Aujourd’hui, c’est tout le Québec qui donne raison à Morissette. Poirier, loin d’avoir redoré son image, a accéléré son naufrage médiatique. Et les dragons de Radio-Canada n’ont rien pu faire pour le sauver.
Son passage dans Dans l’œil du dragon a été désastreux. Une apparition ternie par une voix monotone, une absence de répartie, un charisme d'un homme qui a créé son identité par les billets verts et qui ne sait pas ce que veut dire le concept de "classe".
Dumas le dit avec la précision d’un chirurgien :
« Cet entrepreneur et philanthrope s’exprime sur le ton monocorde d’un adolescent dont la voix mue. »
Et ça, ce n’est pas une métaphore. C’est une gifle.
Luc Poirier n’a pas seulement perdu la bataille médiatique. Il a perdu quelque chose de plus profond : l’amour du public. Le respect. Cette affection spontanée qu’on peut éprouver pour des gens brillants, mais simples. Riches, mais généreux. Ambitieux, mais discrets.
Poirier, lui, donne l’impression d’un enfant riche dans un magasin de jouets, qui ne comprend pas pourquoi on ne l’applaudit pas plus fort.
Il semble incapable de saisir l’écosystème social dans lequel il baigne. Pendant qu’il nous montre ses diamants, ses bolides, ses sacs Dior, les gens ont de la difficulté à faire leur épicerie.

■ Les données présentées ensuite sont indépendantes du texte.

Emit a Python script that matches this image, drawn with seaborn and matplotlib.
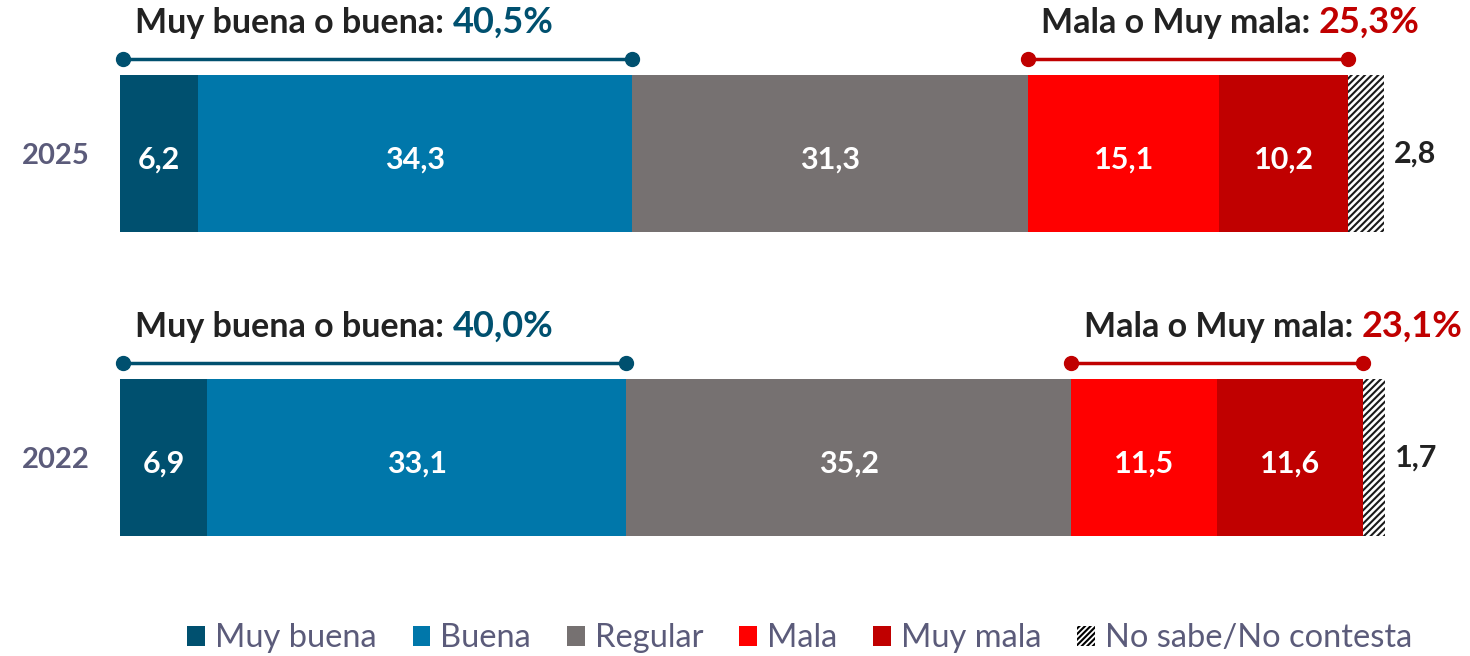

Et lui? Il fait un documentaire sur ses 3 greffes de cheveux à 12 000 dollars chacune.
Il a beau rappeler qu’il vient d’un HLM à Longueuil, qu’il travaillait 44 heures par semaine à 14 ans, qu’il s’est acheté une Porsche avant même son permis de conduire… la sauce ne prend plus. On ne croit plus à son récit d’ascension. Parce que ce n’est plus de l’admiration qu’on ressent. C’est du dégoût.

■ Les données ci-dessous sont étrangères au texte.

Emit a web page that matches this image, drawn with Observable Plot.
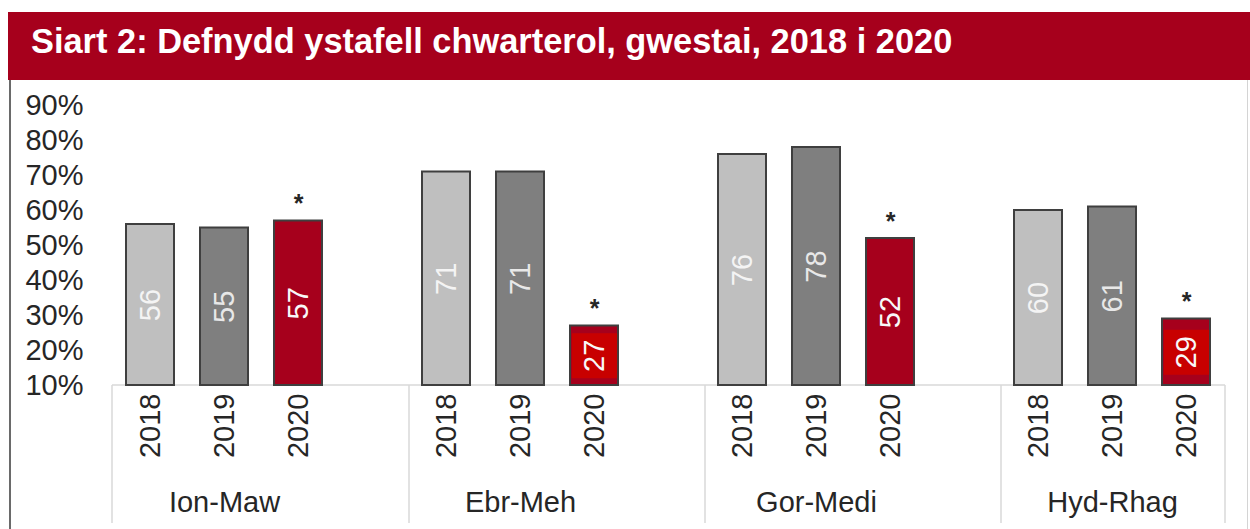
<!DOCTYPE html>
<html>
<head>
<meta charset="utf-8">
<script src="https://cdn.jsdelivr.net/npm/d3@7"></script>
<script src="https://cdn.jsdelivr.net/npm/@observablehq/plot@0.6"></script>
<style>
  html, body { margin: 0; padding: 0; background: #fff; }
  #wrap { position: relative; width: 1250px; height: 529px; overflow: hidden; font-family: "Liberation Sans", Arial, sans-serif; }
  #title { position: absolute; left: 8px; top: 12px; width: 1242px; height: 68px; background: #a6001c;
    color: #fff; font-weight: bold; font-size: 34.4px; line-height: 58px; padding-left: 23px; box-sizing: border-box; white-space: nowrap; }
  #chart { position: absolute; left: 0; top: 80px; }
  #lborder { position: absolute; left: 9px; top: 80px; width: 2px; height: 449px; background: #6a6a6a; }
  #rborder { position: absolute; left: 1247px; top: 80px; width: 1px; height: 449px; background: #d4d4d4; }
</style>
</head>
<body>
<div id="wrap">
  <div id="title">Siart 2: Defnydd ystafell chwarterol, gwestai, 2018 i 2020</div>
  <div id="lborder"></div>
  <div id="rborder"></div>
  <div id="chart"></div>
</div>
<script>
// ---- data ----
const groups = ["Ion-Maw", "Ebr-Meh", "Gor-Medi", "Hyd-Rhag"];
const years = ["2018", "2019", "2020"];
const values2018 = [56, 71, 76, 60];
const values2019 = [55, 71, 78, 61];
const values2020 = [57, 27, 52, 29];
const flagged2020 = [true, true, true, true];   // asterisk marks
const yTicks = [10, 20, 30, 40, 50, 60, 70, 80, 90];

// ---- derived tables ----
const series = [values2018, values2019, values2020];
const keyOf = (g, y) => g + "|" + y;
const xDomain = [];
groups.forEach((g, i) => {
  years.forEach(y => xDomain.push(keyOf(g, y)));
  if (i < groups.length - 1) xDomain.push(keyOf(g, "gap"));
});
const data = groups.flatMap((g, i) => years.map((y, j) => ({
  group: g, year: y, value: series[j][i], key: keyOf(g, y),
  flag: y === "2020" && flagged2020[i]
})));
const base = yTicks[0];
const barKeys = data.map(d => d.key);

const colors = { "2018": "#bfbfbf", "2019": "#7f7f7f", "2020": "#a6001c" };

const chart = Plot.plot({
  width: 1250,
  height: 449,
  marginLeft: 112,
  marginRight: 25,
  marginTop: 25,
  marginBottom: 144,
  style: { fontFamily: "'Liberation Sans', Arial, sans-serif", fontSize: "29px", color: "#262626", overflow: "visible", background: "transparent" },
  x: { domain: xDomain, paddingInner: 0.35, paddingOuter: 0.175, axis: null, label: null },
  y: { domain: [yTicks[0], yTicks[yTicks.length - 1]], axis: null, label: null },
  color: { domain: years, range: years.map(y => colors[y]) },
  marks: [
    Plot.axisY({ ticks: yTicks, tickSize: 0, tickPadding: 29, tickFormat: d => d + "%", fontSize: 29, fill: "#262626", label: null }),
    Plot.axisX({ ticks: barKeys, tickSize: 0, tickPadding: 8, tickRotate: -90, tickFormat: k => k.split("|")[1], fontSize: 29, fill: "#262626", label: null }),
    Plot.text(groups, { x: g => keyOf(g, "2019"), frameAnchor: "bottom", dy: 126, text: d => d, fontSize: 29, fill: "#262626" }),
    Plot.barY(data, { x: "key", y1: base, y2: "value", fill: "year", stroke: "#3f3f3f", strokeWidth: 2 }),
    Plot.dot(data.filter(d => d.year === "2020" && d.value < 35), {
      x: "key", y: d => (base + d.value) / 2, symbol: "square", r: 25.5, fill: "#c80000", stroke: null
    }),
    Plot.text(data, {
      x: "key", y: d => (base + d.value) / 2, text: d => String(d.value), rotate: -90, fontSize: 29,
      fill: d => d.year === "2018" ? "#f4f4f4" : d.year === "2019" ? "#e8e8e8" : "#f8f8f8"
    }),
    Plot.text(data.filter(d => d.flag), { x: "key", y: "value", text: () => "*", dy: -17, fontSize: 25, fontWeight: "bold", fill: "#262626" })
  ]
});

document.getElementById("chart").appendChild(chart);

// category box under the x axis (drawn from the plot's own scales)
const xs = chart.scale("x");
const ys = chart.scale("y");
const bw = xs.bandwidth;
const svg = d3.select(chart.tagName.toLowerCase() === "svg" ? chart : chart.querySelector("svg"));
const y0 = ys.apply(base);
const yBottom = 443;
const g = svg.append("g").attr("stroke", "#d9d9d9").attr("stroke-width", 1.5);
const left = xs.range[0], right = xs.range[1];
g.append("line").attr("x1", left).attr("x2", right).attr("y1", y0).attr("y2", y0);
const bounds = [left];
groups.forEach((gr, i) => {
  if (i > 0) {
    const prevGap = keyOf(groups[i - 1], "gap");
    bounds.push((xs.apply(prevGap) + bw + xs.apply(keyOf(gr, years[0]))) / 2);
  }
});
bounds.push(right);
bounds.forEach(x => g.append("line").attr("x1", x).attr("x2", x).attr("y1", y0).attr("y2", yBottom));
// keep box behind the bars
svg.node().insertBefore(g.node(), svg.node().querySelector("g[aria-label='bar']"));
</script>
</body>
</html>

Il voulait être aimé. Il est devenu une caricature.
Il y a quelque chose de foncièrement triste dans tout ça. Poirier voulait être reconnu. Aimé. Récompensé pour sa réussite. Il voulait inspirer. L’histoire d’un p’tit gars de Longueuil devenu milliardaire. Mais à force de vouloir prouver sa valeur avec des objets, il a vidé son personnage de toute humanité.
La plus belle richesse, c’est celle qui ne se voit pas. Celle qui s’écoute. Qui se ressent. Qui élève.
Luc Poirier, avec ses jets, ses diamants, ses yachts et ses bolides, est devenu l’illustration parfaite que la classe ne s'achète pas. On peut être riche comme Crésus, et pauvre dans son coeur.
Et maintenant?
Radio-Canada, Crave, Bell Média… Tous les diffuseurs qui ont misé sur l’image de Poirier doivent aujourd’hui se mordre les doigts. Le malaise est palpable. L’irritation monte. Le public décroche.
Le plus ironique, c’est que Poirier lui-même ne semble pas comprendre. Il ne voit pas que les Québécois n’en peuvent plus de cette richesse décomplexée, déconnectée, inutilement vulgaire. Il croit encore que son château à Candiac et son gazon synthétique à 14 000 $ vont faire rêver.
Mais il ne fait rêver personne. Il fait grimacer.